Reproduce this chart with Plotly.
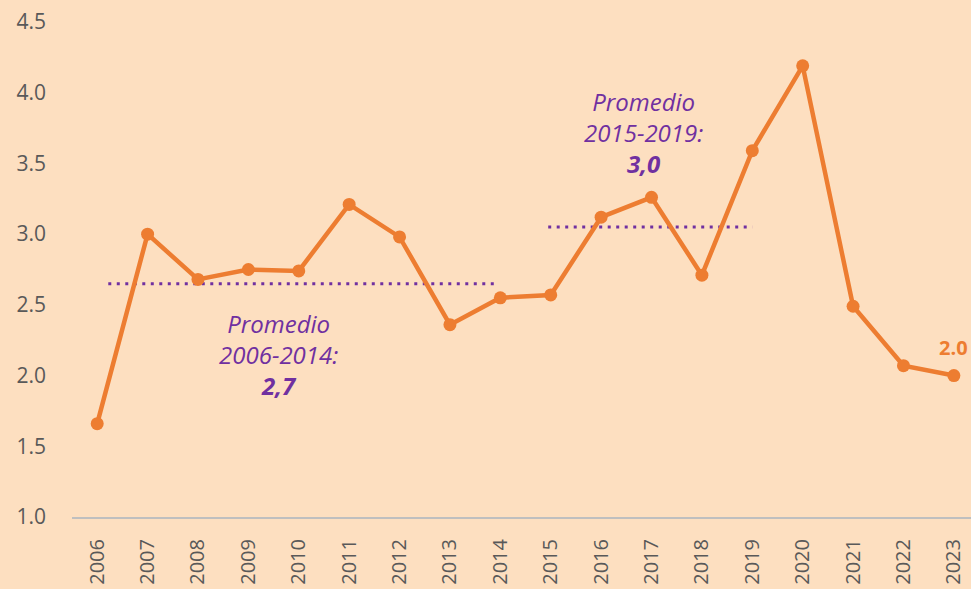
import plotly.graph_objects as go

years = ["2006", "2007", "2008", "2009", "2010", "2011", "2012", "2013", "2014",
         "2015", "2016", "2017", "2018", "2019", "2020", "2021", "2022", "2023"]
values = [1.66, 3.00, 2.68, 2.75, 2.74, 3.21, 2.98, 2.36, 2.55,
          2.57, 3.12, 3.26, 2.71, 3.59, 4.19, 2.49, 2.07, 2.00]
avg1_span = [0.22, 7.95]
avg1_value = 2.65
avg2_span = [8.95, 13.0]
avg2_value = 3.05
y_ticks = [1.0, 1.5, 2.0, 2.5, 3.0, 3.5, 4.0, 4.5]

BG = "#FDDFC0"
ORANGE = "#ED7D31"
PURPLE = "#7030A0"
GRAY = "#595959"

idx = list(range(len(years)))

fig = go.Figure()
fig.add_trace(go.Scatter(x=avg1_span, y=[avg1_value, avg1_value], mode="lines",
                         line=dict(color=PURPLE, width=3, dash="3px,5.5px"),
                         hoverinfo="skip", showlegend=False))
fig.add_trace(go.Scatter(x=avg2_span, y=[avg2_value, avg2_value], mode="lines",
                         line=dict(color=PURPLE, width=3, dash="3px,5.5px"),
                         hoverinfo="skip", showlegend=False))
fig.add_trace(go.Scatter(x=idx, y=values, mode="lines+markers",
                         line=dict(color=ORANGE, width=4.5),
                         marker=dict(color=ORANGE, size=13),
                         showlegend=False))

fig.add_annotation(x=3.6, y=2.15, xref="x", yref="y",
                   text="<i>Promedio<br>2006-2014:<br><b>2,7</b></i>",
                   showarrow=False, align="center",
                   font=dict(family="Open Sans", size=24, color=PURPLE))
fig.add_annotation(x=10.85, y=3.72, xref="x", yref="y",
                   text="<i>Promedio<br>2015-2019:<br><b>3,0</b></i>",
                   showarrow=False, align="center",
                   font=dict(family="Open Sans", size=24, color=PURPLE))
fig.add_annotation(x=idx[-1], y=values[-1], xref="x", yref="y",
                   text="<b>%.1f</b>" % values[-1], showarrow=False,
                   yshift=28, xshift=0,
                   font=dict(family="Open Sans", size=20, color=ORANGE))

fig.update_layout(
    width=971, height=589,
    margin=dict(l=72, r=0, t=22, b=72),
    paper_bgcolor=BG, plot_bgcolor=BG,
    font=dict(family="Open Sans", color=GRAY),
)
fig.update_xaxes(range=[-0.5, 17.34], tickvals=idx, ticktext=years,
                 tickangle=-90, tickfont=dict(size=20, color=GRAY),
                 showgrid=False, zeroline=False, showline=True,
                 linecolor="#BFBFBF", linewidth=2, ticks="", ticklabelstandoff=12)
fig.update_yaxes(range=[1.0, 4.5], tickvals=y_ticks,
                 ticktext=["%.1f" % v for v in y_ticks],
                 tickfont=dict(size=21, color=GRAY),
                 showgrid=False, zeroline=False, showline=False, ticks="",
                 ticklabelstandoff=25)

fig.write_html("out.html", config={"displayModeBar": False},
               post_script="document.body.style.margin='0';document.body.style.overflow='hidden';")
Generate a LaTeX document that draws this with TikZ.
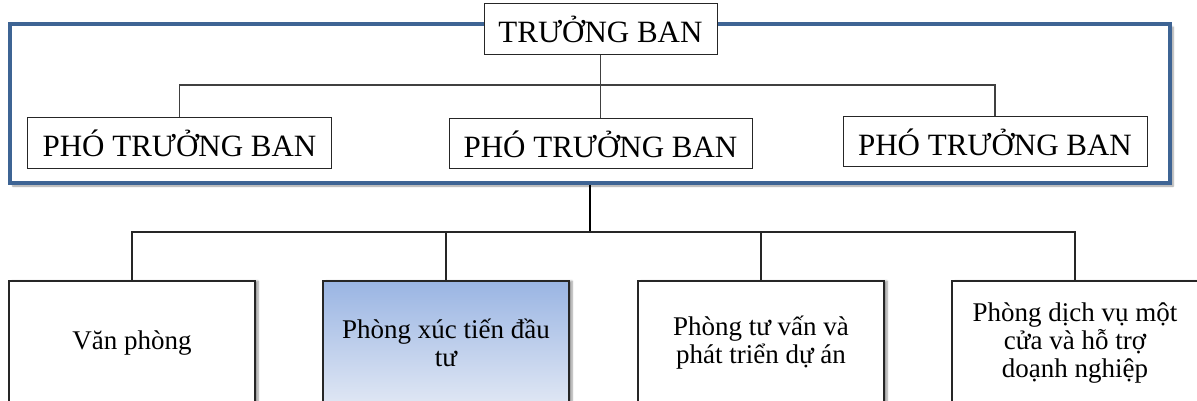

__The problem__. Go from the first line of the listing to the line holding "idx = list(range(len(years)))" and, please, transcribe those lines exactly, both included, with no pictures.

__Exercise result__.
Reproduce this chart with Plotly.
import plotly.graph_objects as go

years = ["2006", "2007", "2008", "2009", "2010", "2011", "2012", "2013", "2014",
         "2015", "2016", "2017", "2018", "2019", "2020", "2021", "2022", "2023"]
values = [1.66, 3.00, 2.68, 2.75, 2.74, 3.21, 2.98, 2.36, 2.55,
          2.57, 3.12, 3.26, 2.71, 3.59, 4.19, 2.49, 2.07, 2.00]
avg1_span = [0.22, 7.95]
avg1_value = 2.65
avg2_span = [8.95, 13.0]
avg2_value = 3.05
y_ticks = [1.0, 1.5, 2.0, 2.5, 3.0, 3.5, 4.0, 4.5]

BG = "#FDDFC0"
ORANGE = "#ED7D31"
PURPLE = "#7030A0"
GRAY = "#595959"

idx = list(range(len(years)))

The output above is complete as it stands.